Lottery splashes out £2m on lake
Dec 12 2006 By The Journal
Almost £2m in lottery cash will be sunk into a pioneering landscape scheme to help transform a lake.
The Heritage Lottery Fund money will back 22 projects in a three-year community restoration package for Bassenthwaite in the Lake District.
The HLF is giving £1.85m with the rest coming from the EU and additional sources taking the total to £2.8m.
Bassenthwaite Lake Restoration Programme manager John Pinder said yesterday: "There has been a huge amount of work developing a programme, and communities support our proposals.
"Now we have the money to go back and get the conservation ball rolling."
Five new Keswick-based jobs are being created to run projects to raise awareness and rally support for the lake, its surroundings and wildlife, with the ultimate aim of returning the water to its clear, pre-war state.

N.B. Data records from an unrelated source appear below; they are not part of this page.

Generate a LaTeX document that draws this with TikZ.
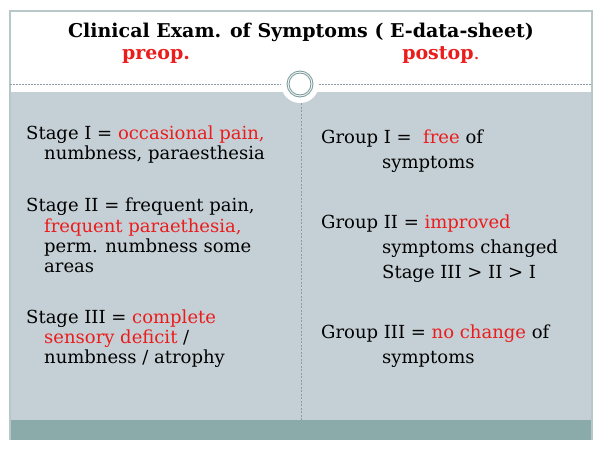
\documentclass[tikz,border=0pt]{standalone}
\usepackage{fontspec}
\setmainfont{DejaVu Serif}
\definecolor{panel}{RGB}{197,208,214}
\definecolor{bar}{RGB}{139,170,170}
\definecolor{framec}{RGB}{184,200,200}
\definecolor{ring}{RGB}{125,155,155}
\definecolor{dashc}{RGB}{140,155,165}
\definecolor{txtred}{RGB}{235,28,28}
\newcommand\rd[1]{\textcolor{txtred}{#1}}
\begin{document}
\begin{tikzpicture}[x=1pt,y=-1pt,
  txt/.style={anchor=base west, inner sep=0pt, font=\fontsize{18}{20}\selectfont},
  ttl/.style={anchor=base, inner sep=0pt, font=\fontsize{19}{20}\selectfont\bfseries}]
\useasboundingbox (0,0) rectangle (600,450);
\fill[white] (0,0) rectangle (600,450);
\fill[panel] (10,92) rectangle (592,420);
\fill[bar] (10,420) rectangle (592,440);
\draw[framec, line width=1.5pt] (10,440) -- (10,11) -- (592,11) -- (592,440);
\draw[dashc, dash pattern=on 2pt off 1pt, line width=0.6pt] (10,84) -- (592,84);
\fill[white] (300,84) circle (19);
\draw[ring, line width=0.9pt] (300,84) circle (13);
\draw[ring, line width=0.9pt] (300,84) circle (11);
\draw[dashc, dash pattern=on 2pt off 1.5pt, line width=0.6pt] (301,103) -- (301,420);
% title
\node[ttl] (title) at (301,37) {Clinical Exam. of Symptoms ( E-data-sheet)};
\node[ttl, txtred] (preop) at (156,59) {preop.};
\node[ttl, txtred] (postop) at (441,59) {postop\textmd{.}};
% left column
\node[txt] (s1a) at (26,139) {Stage I = \rd{occasional pain,}};
\node[txt] (s1b) at (44,159) {numbness, paraesthesia};
\node[txt] (s2a) at (26,211) {Stage II = frequent pain,};
\node[txt, txtred] (s2b) at (44,232) {frequent paraethesia,};
\node[txt] (s2c) at (44,252) {perm. numbness some};
\node[txt] (s2d) at (44,272) {areas};
\node[txt] (s3a) at (26,323) {Stage III = \rd{complete}};
\node[txt] (s3b) at (44,343) {\rd{sensory deficit} /};
\node[txt] (s3c) at (44,363) {numbness / atrophy};
% right column
\node[txt] (g1a) at (321,143) {Group I = \ \rd{free} of};
\node[txt] (g1b) at (382,168) {symptoms};
\node[txt] (g2a) at (321,228) {Group II = \rd{improved}};
\node[txt] (g2b) at (382,253) {symptoms changed};
\node[txt] (g2c) at (382,278) {Stage III > II > I};
\node[txt] (g3a) at (321,338) {Group III = \rd{no change} of};
\node[txt] (g3b) at (382,363) {symptoms};
\end{tikzpicture}
\end{document}
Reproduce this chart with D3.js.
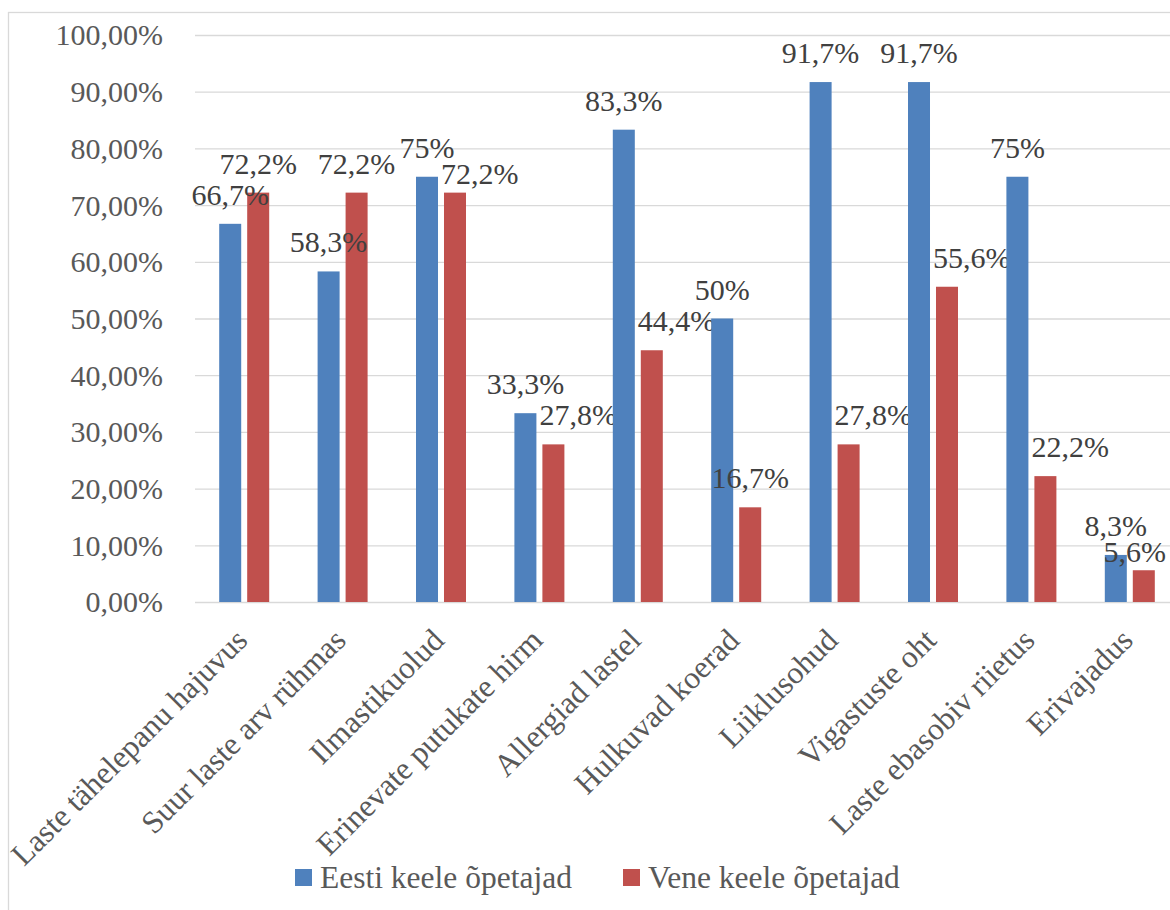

Mr Pinder added: "This isn't a dry, dull debate. It's great, vibrant action designed for all ages and abilities.
"We are creating heritage trails and a nature reserve, looking at history, organising European cultural exchanges, training young foresters and planting native trees which will help stem soil erosion."
HLF's regional manager Tony Jones said Bassenthwaite was a "nationally important" landscape, home to a huge variety of species ranging from osprey to endangered vendace fish, dating from the Ice Age.